The Fan Pattern

We’ve been able to merge two lists based on the timing of their items:

dec MergeTwoLists : <a>[List<a>] [List<a>] List<a>
def MergeTwoLists = [left, right] poll(left, right) {
  list => list.case {
    .end! => submit(),
    .item(x) xs => .item(x) submit(xs),
  }
  else => .end!,
}

And also a tree:

dec TreeToList : <a>[Tree<a>] List<a>
def TreeToList = <a>[tree] poll(tree) {
  tree => tree.case {
    .leaf x => .item(x) submit(),
    .node(l) r => submit(l, r),
  }
  else => .end!,
}

Merging multiple sources of information this way is great when you need to aggregate from multiple, slow-producing sources into a single stream, where you can react immediately to every bit produced.

What about merging a list of lists?

dec MergeLists : <a>[List<List<a>>] List<a>
def MergeLists = ???

If we want to merge them in the order their items are produced, we run into a problem with poll/submit.

That’s because a pool requires all its clients to be of the same type. But if we put a List<List<a>> into a pool, we get back a List<List<a>>. We still don’t know which of the inner lists to poll from!

We can actually solve this by combining poll/submit with .begin/.loop.

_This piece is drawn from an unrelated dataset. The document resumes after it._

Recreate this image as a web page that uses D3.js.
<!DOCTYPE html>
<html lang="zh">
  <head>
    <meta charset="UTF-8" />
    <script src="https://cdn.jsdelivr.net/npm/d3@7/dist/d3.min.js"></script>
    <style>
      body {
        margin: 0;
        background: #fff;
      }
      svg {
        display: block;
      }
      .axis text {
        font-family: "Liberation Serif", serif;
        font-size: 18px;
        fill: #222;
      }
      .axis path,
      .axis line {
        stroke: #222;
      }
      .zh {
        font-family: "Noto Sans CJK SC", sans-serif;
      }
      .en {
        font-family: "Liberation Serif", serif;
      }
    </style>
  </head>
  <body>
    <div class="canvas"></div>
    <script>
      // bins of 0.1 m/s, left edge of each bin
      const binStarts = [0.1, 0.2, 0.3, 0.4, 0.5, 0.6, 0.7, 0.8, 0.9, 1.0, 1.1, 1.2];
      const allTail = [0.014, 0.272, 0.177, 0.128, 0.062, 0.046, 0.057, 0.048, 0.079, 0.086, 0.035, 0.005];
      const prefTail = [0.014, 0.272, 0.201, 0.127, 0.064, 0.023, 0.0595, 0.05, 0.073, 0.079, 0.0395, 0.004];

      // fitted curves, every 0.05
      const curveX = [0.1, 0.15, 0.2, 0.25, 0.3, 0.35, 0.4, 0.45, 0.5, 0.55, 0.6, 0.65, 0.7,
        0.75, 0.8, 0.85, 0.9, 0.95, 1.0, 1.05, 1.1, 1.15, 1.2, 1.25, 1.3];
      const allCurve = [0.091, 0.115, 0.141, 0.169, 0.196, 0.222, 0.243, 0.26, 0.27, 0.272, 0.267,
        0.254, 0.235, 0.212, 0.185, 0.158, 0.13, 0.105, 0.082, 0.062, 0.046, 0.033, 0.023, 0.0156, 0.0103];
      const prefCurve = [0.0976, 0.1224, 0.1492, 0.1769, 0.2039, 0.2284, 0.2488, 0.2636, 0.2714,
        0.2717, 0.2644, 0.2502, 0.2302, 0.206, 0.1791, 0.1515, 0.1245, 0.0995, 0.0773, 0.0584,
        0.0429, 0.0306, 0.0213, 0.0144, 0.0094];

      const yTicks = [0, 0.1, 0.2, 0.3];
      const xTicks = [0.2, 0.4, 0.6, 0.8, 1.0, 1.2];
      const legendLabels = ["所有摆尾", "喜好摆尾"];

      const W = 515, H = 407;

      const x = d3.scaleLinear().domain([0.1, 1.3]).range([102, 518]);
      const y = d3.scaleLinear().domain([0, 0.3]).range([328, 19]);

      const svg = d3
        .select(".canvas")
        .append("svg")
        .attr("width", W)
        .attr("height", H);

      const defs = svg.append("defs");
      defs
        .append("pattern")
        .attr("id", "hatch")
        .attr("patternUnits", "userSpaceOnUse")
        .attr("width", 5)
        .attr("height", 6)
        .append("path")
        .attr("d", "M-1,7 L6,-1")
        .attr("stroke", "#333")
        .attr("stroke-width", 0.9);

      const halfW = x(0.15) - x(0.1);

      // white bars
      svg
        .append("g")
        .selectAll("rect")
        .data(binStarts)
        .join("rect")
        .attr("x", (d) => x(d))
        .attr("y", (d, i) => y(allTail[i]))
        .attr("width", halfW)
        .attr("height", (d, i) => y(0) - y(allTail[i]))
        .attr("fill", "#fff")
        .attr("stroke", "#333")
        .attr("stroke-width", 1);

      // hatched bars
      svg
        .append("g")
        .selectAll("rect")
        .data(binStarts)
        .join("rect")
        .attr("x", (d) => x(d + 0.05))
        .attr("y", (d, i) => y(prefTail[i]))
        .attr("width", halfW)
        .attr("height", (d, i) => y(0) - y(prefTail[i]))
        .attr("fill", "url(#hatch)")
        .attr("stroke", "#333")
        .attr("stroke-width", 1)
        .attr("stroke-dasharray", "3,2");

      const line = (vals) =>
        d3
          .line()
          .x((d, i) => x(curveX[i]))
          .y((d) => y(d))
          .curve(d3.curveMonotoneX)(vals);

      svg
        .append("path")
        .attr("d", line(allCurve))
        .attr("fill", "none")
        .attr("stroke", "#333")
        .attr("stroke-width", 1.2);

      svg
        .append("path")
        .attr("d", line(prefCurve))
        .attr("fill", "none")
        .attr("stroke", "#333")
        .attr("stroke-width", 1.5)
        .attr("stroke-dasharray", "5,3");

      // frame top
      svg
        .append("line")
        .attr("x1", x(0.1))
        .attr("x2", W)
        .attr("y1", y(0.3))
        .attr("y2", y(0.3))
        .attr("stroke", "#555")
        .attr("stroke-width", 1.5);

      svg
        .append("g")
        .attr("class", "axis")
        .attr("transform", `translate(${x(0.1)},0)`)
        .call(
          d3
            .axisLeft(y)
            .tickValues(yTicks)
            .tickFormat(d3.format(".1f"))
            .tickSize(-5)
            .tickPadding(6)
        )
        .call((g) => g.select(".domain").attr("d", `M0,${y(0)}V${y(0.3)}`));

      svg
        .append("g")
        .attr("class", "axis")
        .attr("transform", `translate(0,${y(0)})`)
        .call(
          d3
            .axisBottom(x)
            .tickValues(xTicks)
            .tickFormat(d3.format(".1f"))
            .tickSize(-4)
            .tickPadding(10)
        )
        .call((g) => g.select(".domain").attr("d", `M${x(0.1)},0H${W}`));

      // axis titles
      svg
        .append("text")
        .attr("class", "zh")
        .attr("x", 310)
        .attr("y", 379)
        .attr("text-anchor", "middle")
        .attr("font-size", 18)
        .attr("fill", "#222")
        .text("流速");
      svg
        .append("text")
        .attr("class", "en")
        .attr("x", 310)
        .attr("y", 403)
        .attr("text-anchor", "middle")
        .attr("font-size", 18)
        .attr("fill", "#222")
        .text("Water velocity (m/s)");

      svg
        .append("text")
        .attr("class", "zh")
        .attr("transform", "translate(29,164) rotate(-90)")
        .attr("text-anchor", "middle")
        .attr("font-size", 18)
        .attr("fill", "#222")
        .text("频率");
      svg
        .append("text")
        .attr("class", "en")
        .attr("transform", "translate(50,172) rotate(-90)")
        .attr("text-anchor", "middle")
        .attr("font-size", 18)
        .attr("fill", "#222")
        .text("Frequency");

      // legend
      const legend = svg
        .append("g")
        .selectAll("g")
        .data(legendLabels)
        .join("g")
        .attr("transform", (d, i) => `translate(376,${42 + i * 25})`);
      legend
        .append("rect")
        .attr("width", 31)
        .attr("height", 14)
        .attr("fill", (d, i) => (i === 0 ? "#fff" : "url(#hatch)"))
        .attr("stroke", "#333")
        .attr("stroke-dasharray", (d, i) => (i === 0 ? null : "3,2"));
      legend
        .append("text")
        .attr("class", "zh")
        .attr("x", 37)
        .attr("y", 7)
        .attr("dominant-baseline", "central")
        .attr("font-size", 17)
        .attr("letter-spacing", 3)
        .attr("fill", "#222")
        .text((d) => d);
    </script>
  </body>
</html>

dec MergeLists : <a>[List<List<a>>] List<a>
def MergeLists = <a>[lists] lists.begin.case {
  .end! => .end!,
  .item(list) lists => poll(list, lists.loop) {
    list => list.case {
      .end! => submit(),
      .item(x) xs => .item(x) submit(xs),
    }
    else => .end!,
  }
}

In this solution, the pool contains lists. However, we end up creating a new pool for every single list, essentially ending up with a linked (by poll) list of pools. It works, but is quite inefficient.

The efficient solution is to transform the List<List<a>> into a structure that is suitable for polling! We call it the fan pattern.

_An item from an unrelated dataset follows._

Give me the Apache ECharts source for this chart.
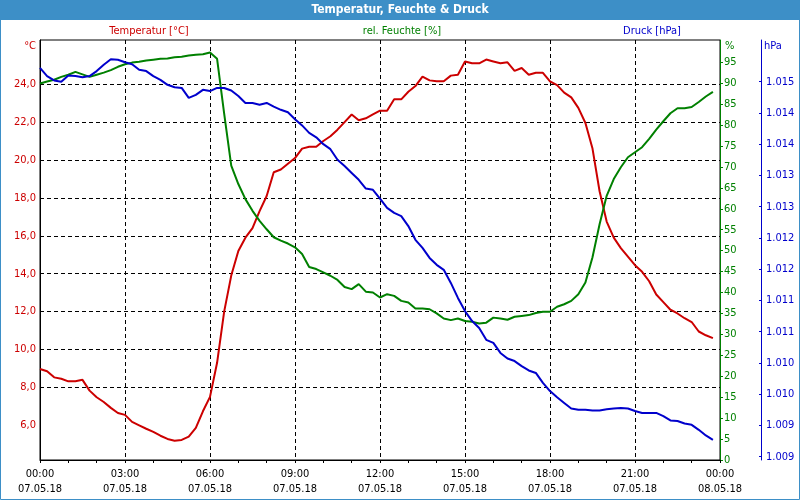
<!DOCTYPE html>
<html>
<head>
<meta charset="utf-8">
<script src="https://cdn.jsdelivr.net/npm/echarts@6/dist/echarts.min.js"></script>
<style>
html,body{margin:0;padding:0;background:#fff;}
#chart{width:800px;height:500px;}
</style>
</head>
<body>
<div id="chart"></div>
<script>
// Values every 15 minutes starting 07.05.18 00:00
const temperature = [
  8.97, 8.85, 8.53, 8.46, 8.32, 8.32, 8.40, 7.83, 7.48, 7.23, 6.92, 6.65, 6.55, 6.18, 6.00, 5.82, 5.65, 5.45, 5.28, 5.19, 5.23, 5.40, 5.86, 6.74,
  7.50, 9.30, 12.0, 13.9, 15.2, 15.9, 16.4, 17.3, 18.1, 19.35, 19.5, 19.8, 20.1, 20.6, 20.7, 20.7, 21.0, 21.25, 21.6, 22.0, 22.4, 22.1, 22.2, 22.4,
  22.6, 22.6, 23.2, 23.2, 23.6, 23.9, 24.4, 24.2, 24.15, 24.15, 24.45, 24.5, 25.2, 25.1, 25.1, 25.3, 25.2, 25.1, 25.15, 24.7, 24.85, 24.5, 24.6, 24.6,
  24.15, 23.95, 23.55, 23.3, 22.75, 21.95, 20.6, 18.35, 16.75, 15.9, 15.35, 14.9, 14.45, 14.1, 13.6, 12.9, 12.5, 12.1, 11.9, 11.65, 11.45, 10.95, 10.75, 10.6
];
const humidity = [
  89.9, 90.4, 90.8, 91.5, 92.0, 92.7, 92.1, 91.5, 92.0, 92.5, 93.1, 93.9, 94.5, 94.9, 95.1, 95.4, 95.6, 95.8, 95.9, 96.2, 96.3, 96.6, 96.8, 96.9,
  97.3, 95.8, 82.7, 70.3, 65.9, 62.3, 59.5, 57.1, 55.1, 53.2, 52.4, 51.7, 50.8, 49.2, 46.1, 45.6, 44.8, 44.0, 43.0, 41.3, 40.8, 42.0, 40.2, 40.0,
  38.8, 39.6, 39.2, 38.0, 37.6, 36.2, 36.2, 36.0, 35.0, 33.8, 33.4, 33.8, 33.2, 33.0, 32.6, 32.8, 34.0, 33.8, 33.5, 34.2, 34.4, 34.6, 35.1, 35.4,
  35.4, 36.6, 37.2, 38.0, 39.6, 42.4, 48.4, 56.3, 63.1, 67.1, 69.9, 72.3, 73.5, 74.7, 76.7, 78.9, 80.9, 82.8, 84.0, 84.0, 84.3, 85.5, 86.8, 87.9
];
const pressure = [
  1015.22, 1015.09, 1015.02, 1015.00, 1015.10, 1015.09, 1015.07, 1015.09, 1015.17, 1015.27, 1015.36, 1015.35, 1015.31, 1015.28, 1015.19, 1015.17, 1015.09, 1015.03, 1014.95, 1014.91, 1014.90, 1014.74, 1014.79, 1014.87,
  1014.85, 1014.90, 1014.90, 1014.86, 1014.77, 1014.66, 1014.66, 1014.63, 1014.66, 1014.60, 1014.55, 1014.51, 1014.40, 1014.30, 1014.18, 1014.11, 1014.00, 1013.92, 1013.75, 1013.65, 1013.54, 1013.43, 1013.29, 1013.27,
  1013.13, 1012.98, 1012.90, 1012.85, 1012.69, 1012.47, 1012.34, 1012.18, 1012.07, 1011.99, 1011.78, 1011.54, 1011.33, 1011.17, 1011.06, 1010.87, 1010.82, 1010.66, 1010.57, 1010.53, 1010.45, 1010.38, 1010.34, 1010.18,
  1010.05, 1009.95, 1009.86, 1009.77, 1009.75, 1009.75, 1009.74, 1009.74, 1009.76, 1009.77, 1009.78, 1009.77, 1009.73, 1009.70, 1009.70, 1009.70, 1009.65, 1009.58, 1009.57, 1009.53, 1009.51, 1009.43, 1009.34, 1009.27
];
const timeLabels = ['00:00', '03:00', '06:00', '09:00', '12:00', '15:00', '18:00', '21:00', '00:00'];
const dateLabels = ['07.05.18', '07.05.18', '07.05.18', '07.05.18', '07.05.18', '07.05.18', '07.05.18', '07.05.18', '08.05.18'];
const tempTicks = [6, 8, 10, 12, 14, 16, 18, 20, 22, 24, 26];
const humTicks = [0, 5, 10, 15, 20, 25, 30, 35, 40, 45, 50, 55, 60, 65, 70, 75, 80, 85, 90, 95];
const pressTicks = [1009, 1009.5, 1010, 1010.5, 1011, 1011.5, 1012, 1012.5, 1013, 1013.5, 1014, 1014.5, 1015];
const seriesNames = ['Temperatur [°C]', 'rel. Feuchte [%]', 'Druck [hPa]'];
const chartTitle = 'Temperatur, Feuchte & Druck';

const FONT = "'DejaVu Sans Condensed', 'DejaVu Sans', sans-serif";
const RED = '#cc0000', GREEN = '#008000', BLUE = '#0000cc', BAR = '#3d8fc7';

function pairs(arr) { return arr.map((v, i) => [i * 0.25, v]); }

const chart = echarts.init(document.getElementById('chart'), null, {renderer: 'canvas'});
chart.setOption({
  animation: false,
  backgroundColor: '#fff',
  textStyle: {fontFamily: FONT},
  grid: {left: 40, right: 80, top: 40, bottom: 40, show: true, borderColor: '#000', borderWidth: 1, backgroundColor: '#fff'},
  graphic: [
    {type: 'rect', shape: {x: 0, y: 0, width: 800, height: 20}, style: {fill: BAR}, z: 0},
    {type: 'rect', shape: {x: 0.5, y: 0.5, width: 799, height: 499}, style: {fill: 'none', stroke: BAR, lineWidth: 1}, z: 0},
    {type: 'text', x: 400, y: 10, style: {text: chartTitle, fill: '#fff', font: 'bold 12px ' + FONT, align: 'center', verticalAlign: 'middle'}, z: 10},
    {type: 'text', x: 149, y: 31, style: {text: seriesNames[0], fill: RED, font: '11px ' + FONT, align: 'center', verticalAlign: 'middle'}, z: 10},
    {type: 'text', x: 402, y: 31, style: {text: seriesNames[1], fill: GREEN, font: '11px ' + FONT, align: 'center', verticalAlign: 'middle'}, z: 10},
    {type: 'text', x: 652, y: 31, style: {text: seriesNames[2], fill: BLUE, font: '11px ' + FONT, align: 'center', verticalAlign: 'middle'}, z: 10},
    {type: 'text', x: 725, y: 46, style: {text: '%', fill: GREEN, font: '11px ' + FONT, align: 'left', verticalAlign: 'middle'}, z: 10},
    {type: 'text', x: 764, y: 46, style: {text: 'hPa', fill: BLUE, font: '11px ' + FONT, align: 'left', verticalAlign: 'middle'}, z: 10}
  ],
  xAxis: {
    type: 'value', min: 0, max: 24, interval: 3,
    axisLine: {show: true, onZero: false, lineStyle: {color: '#000', width: 1}},
    axisTick: {show: true, length: 3, lineStyle: {color: '#000'}},
    minorTick: {show: true, splitNumber: 3, length: 3, lineStyle: {color: '#000'}},
    axisLabel: {
      color: '#000', fontSize: 11, fontFamily: FONT, margin: 7, lineHeight: 15,
      formatter: v => { const i = Math.round(v / 3); return timeLabels[i] + '\n' + dateLabels[i]; }
    },
    splitLine: {show: true, showMinLine: false, showMaxLine: false, lineStyle: {color: '#000', type: [4, 3], width: 1}}
  },
  yAxis: [
    {
      type: 'value', position: 'left', min: 4.17, max: 26.33,
      axisLine: {show: true, lineStyle: {color: '#000', width: 1}},
      axisTick: {show: false, customValues: tempTicks},
      axisLabel: {
        customValues: tempTicks, color: RED, fontSize: 11, fontFamily: FONT, margin: 4,
        formatter: v => Math.abs(v - 26) < 1e-6 ? '°C' : v.toFixed(1).replace('.', ',')
      },
      splitLine: {show: true, showMinLine: false, showMaxLine: false, lineStyle: {color: '#000', type: [4, 3], width: 1}}
    },
    {
      type: 'value', position: 'right', min: 0, max: 100.3,
      axisLine: {show: true, lineStyle: {color: GREEN, width: 1}},
      axisTick: {show: true, length: 3, customValues: humTicks, lineStyle: {color: GREEN}},
      axisLabel: {customValues: humTicks, color: GREEN, fontSize: 11, fontFamily: FONT, margin: 4},
      splitLine: {show: false}
    },
    {
      type: 'value', position: 'right', offset: 41, min: 1008.947, max: 1015.667,
      axisLine: {show: true, lineStyle: {color: BLUE, width: 1}},
      axisTick: {show: true, inside: true, length: 2, customValues: pressTicks, lineStyle: {color: BLUE}},
      axisLabel: {
        customValues: pressTicks, color: BLUE, fontSize: 11, fontFamily: FONT, margin: 5,
        formatter: v => (Math.floor(v + 1e-9) / 1000).toFixed(3)
      },
      splitLine: {show: false}
    }
  ],
  series: [
    {name: seriesNames[0], type: 'line', yAxisIndex: 0, data: pairs(temperature), showSymbol: false, lineStyle: {color: RED, width: 2}, itemStyle: {color: RED}},
    {name: seriesNames[1], type: 'line', yAxisIndex: 1, data: pairs(humidity), showSymbol: false, lineStyle: {color: GREEN, width: 2}, itemStyle: {color: GREEN}},
    {name: seriesNames[2], type: 'line', yAxisIndex: 2, data: pairs(pressure), showSymbol: false, lineStyle: {color: BLUE, width: 2}, itemStyle: {color: BLUE}}
  ]
});
</script>
</body>
</html>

Fans: the homogeneous trees

Why does poll work great for List<a> and Tree<a>, but not for List<List<a>>? It’s because both List<a> and Tree<a> are homogeneous. Here’s what I mean:

type List<a> = recursive either {
  .end!,
  .item(x) self,
}

type Tree<a> = recursive either {
  .leaf a,
  .node(self) self,
}

Every self goes back to the same shape. That’s not true for a list of lists! In a List<List<a>>, the outer nodes are:

recursive either {
  .end!,
  .item(List<a>) self,
}

While the inner nodes (the List<a>) are:

recursive either {
  .end!,
  .item(a) self,
}

That’s the discrepancy that prevents a clean poll usage.

The fan transformation

To remedy this, we need to transform a List<List<a>> into a more suitable structure. Here’s one that will work:

type ListFan<a> = recursive either {
  .end!,
  .spawn(self) self,
  .item(a) self,
}

There’s no general prescription for designing these: it all depends on the use-case. However, these branches will appear quite frequently:

  .end!,
  .spawn(self) self,

They allow the structure to dynamically spread into multiple agents, while the other branches handle the behavior of a single one: an individual list in this case.

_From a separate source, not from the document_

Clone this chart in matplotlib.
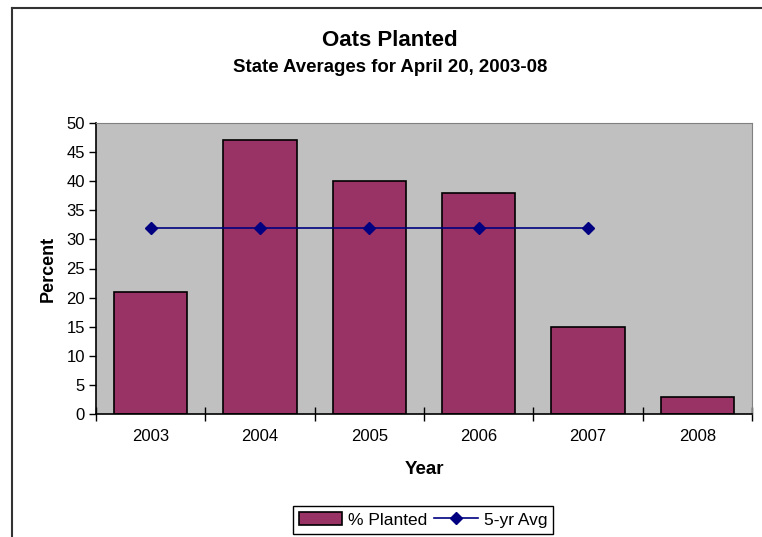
import numpy as np
import matplotlib.pyplot as plt
from matplotlib.lines import Line2D

plt.rcParams['font.family'] = ['Liberation Sans', 'DejaVu Sans']

years = ['2003', '2004', '2005', '2006', '2007', '2008']
planted = [21, 47, 40, 38, 15, 3]
avg_years = ['2003', '2004', '2005', '2006', '2007']
avg5 = [32, 32, 32, 32, 32]

W, H = 762, 537
fig = plt.figure(figsize=(W / 100, H / 100), dpi=100)
ax = fig.add_axes([96 / W, 1 - 414 / H, (752 - 96) / W, (414 - 123) / H])
ax.set_facecolor('#C0C0C0')

x = np.arange(len(years))
bars = ax.bar(x, planted, width=0.67, color='#993366', edgecolor='black', linewidth=1.2,
              label='% Planted', zorder=2)
xa = np.arange(len(avg_years))
line, = ax.plot(xa, avg5, color='#000080', marker='D', markersize=6, linewidth=1.2,
                label='5-yr Avg', zorder=3)

ax.set_xlim(-0.5, len(years) - 0.5)
ax.set_ylim(0, 50)
ax.set_yticks(range(0, 51, 5))
ax.set_xticks(x)
ax.set_xticklabels(years)
ax.set_xticks(np.arange(-0.5, len(years), 1), minor=True)
ax.tick_params(axis='x', which='major', length=0, pad=11, labelsize=12)
ax.tick_params(axis='x', which='minor', length=10, direction='inout', width=1)
ax.tick_params(axis='y', length=5, direction='out', width=1, labelsize=12, pad=3)

for s in ['top', 'right']:
    ax.spines[s].set_color('#808080')
for s in ['left', 'bottom']:
    ax.spines[s].set_color('black')
    ax.spines[s].set_linewidth(1.2)

ax.set_xlabel('Year', fontsize=13.5, fontweight='bold', labelpad=12)
ax.set_ylabel('Percent', fontsize=13, fontweight='bold', labelpad=7)

fig.text(390 / W, 1 - 40 / H, 'Oats Planted', ha='center', va='center',
         fontsize=16, fontweight='bold')
fig.text(390 / W, 1 - 68 / H, 'State Averages for April 20, 2003-08', ha='center',
         va='center', fontsize=13.4, fontweight='bold')

# chart-area border (only left and top visible in the crop)
fig.add_artist(Line2D([12 / W, 12 / W], [0, 1 - 8 / H], transform=fig.transFigure,
                      color='#333333', linewidth=1.5))
fig.add_artist(Line2D([12 / W, 1], [1 - 8 / H, 1 - 8 / H], transform=fig.transFigure,
                      color='#333333', linewidth=1.5))

leg = fig.legend([bars, line], ['% Planted', '5-yr Avg'], loc='upper center',
                 bbox_to_anchor=(423 / W, 1 - 506 / H), ncol=2, borderaxespad=0,
                 fancybox=False, edgecolor='black', framealpha=1, fontsize=12.5,
                 handlelength=2.5, handleheight=0.8, columnspacing=0.4,
                 handletextpad=0.35, borderpad=0.35)
leg.get_frame().set_linewidth(1)

fig.savefig('out.png', dpi=100)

The transformation is quite simple:

dec ListFan : <a>[List<List<a>>] ListFan<a>
def ListFan = <a>[lists] lists.begin.case {
  .end! => .end!,
  .item(list) lists => .spawn(
    list.begin.case {
      .end! => .end!,
      .item(x) xs => .item(x) xs.loop,
    }
  ) lists.loop,
}

It consists of two nested recursions.

• The outer one produces a .spawn node for each list.

• The inner one produces an .item node for each item of a list.

• The .end node in the resulting fan structure is used in two ways:

  1. To say there will be no more lists.
  2. To mark an end of a single list.

  The consumer of the ListFan<a> does not need to differentiate between these two.

Importantly, the transformation is on-line: Each part of the input immediately produces a part of the output. As a result, no concurrency or timing information is lost, with Par’s concurrent execution model.

Now, we’re able to implement MergeLists easily:

dec MergeLists : <a>[List<List<a>>] List<a>
def MergeLists = <a>[lists] poll(ListFan(lists)) {
  fan => fan.case {
    .end! => submit(),
    .spawn(l) r => submit(l, r),
    .item(x) fan => .item(x) submit(fan),
  }
  else => .end!,
}

💡 For the theory lovers: The above covers the Client-server sessions in linear logic paper. The coexponentials introduced there can be defined as:

type Cobang = dual ListFan<dual a>
type Coquest = List<a>

The axiom rule for them is then implemented the same way as the MergeLists function, except taking a ListFan<a> directly, instead of a List<List<a>>.